The diversification rates were assessed based on the combined Bayesian phylogeny across several endemic Indo-Chinese clades of naiads: (i) Rectidentinae; (ii) Rectidentini; (iii) Contradentini; and (iv) a Pseudodontinae clade from the paleo-Mekong basin. The set of 36,004 fossil-calibrated chronograms that were combined from four runs of BEAST v. 1.8.3 (see above) was used to construct semilogarithmic LTT plots in R-package ‘ape’ v. 4.019, 92 with the supplement of ‘paleotree’ v. 2.793. We did not use simulation for missing taxa94, because a total number of extant species in each group were uncertain. For example, Zieritz et al.42 list 9 valid species in Rectidentini, but our data set includes 13 species-level units. With respect to the same source, Pseudodontini from the Mekong and Chao Phraya catchments includes ~12 species (both Pseudodon and Pilsbryoconcha), which roughly correspond to our sample with 14 species. There are 12 nominal species of the Contradentini in Indo-China, including Trapezoideus exolescens, which is currently transferred to another genus, Lamellidens 39. Our sample with 13 species also corresponds to the remaining 11 nominal taxa. We therefore assumed that our samples of the Indo-Chinese clades of interest are nearly complete, which allows us to perform the diversification rate analyses. However, the true species richness of other clades of the Unionidae, as well as of the entire family, remains uncertain, because there is a plethora of nominal taxa, the status of which needs to be confirmed by using a molecular approach in the future27, 41, 42.

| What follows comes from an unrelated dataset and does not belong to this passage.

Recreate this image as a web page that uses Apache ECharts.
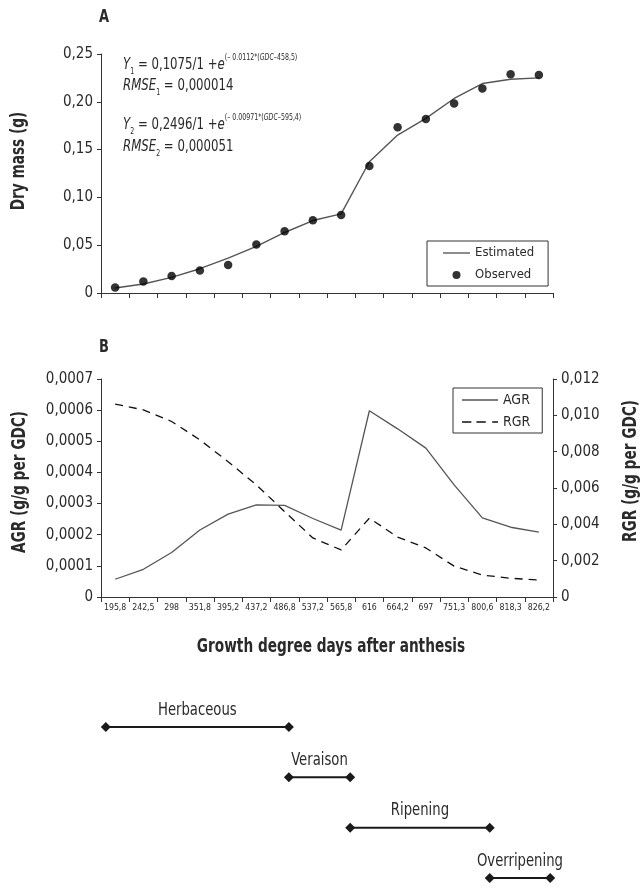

Two tests of a constant diversification rate for the endemic Indo-Chinese clades outlined above were calculated using ‘ape’ v. 4.0 based on the maximum clade credibility tree inferred from BEAST91, 92. First, was the analysis of diversification with three survival models, i.e., a constant diversification model, a variable diversification rate through time (Weibull model), and diversification changes at a specified time point95. As mean diversification rates, we used the delta parameter from the constant rate model of Paradis95. Additionally, beta values of the Weibull model were tested: β > 1 suggests declining, whereas β < 1 indicates an increasing rate of diversification. Second, the gamma statistic of Pybus and Harvey94 was applied. The null hypothesis of constant is rejected at the 5% level if a gamma statistic less than −1.645, which suggests a significantly decreasing rate of diversification through time94.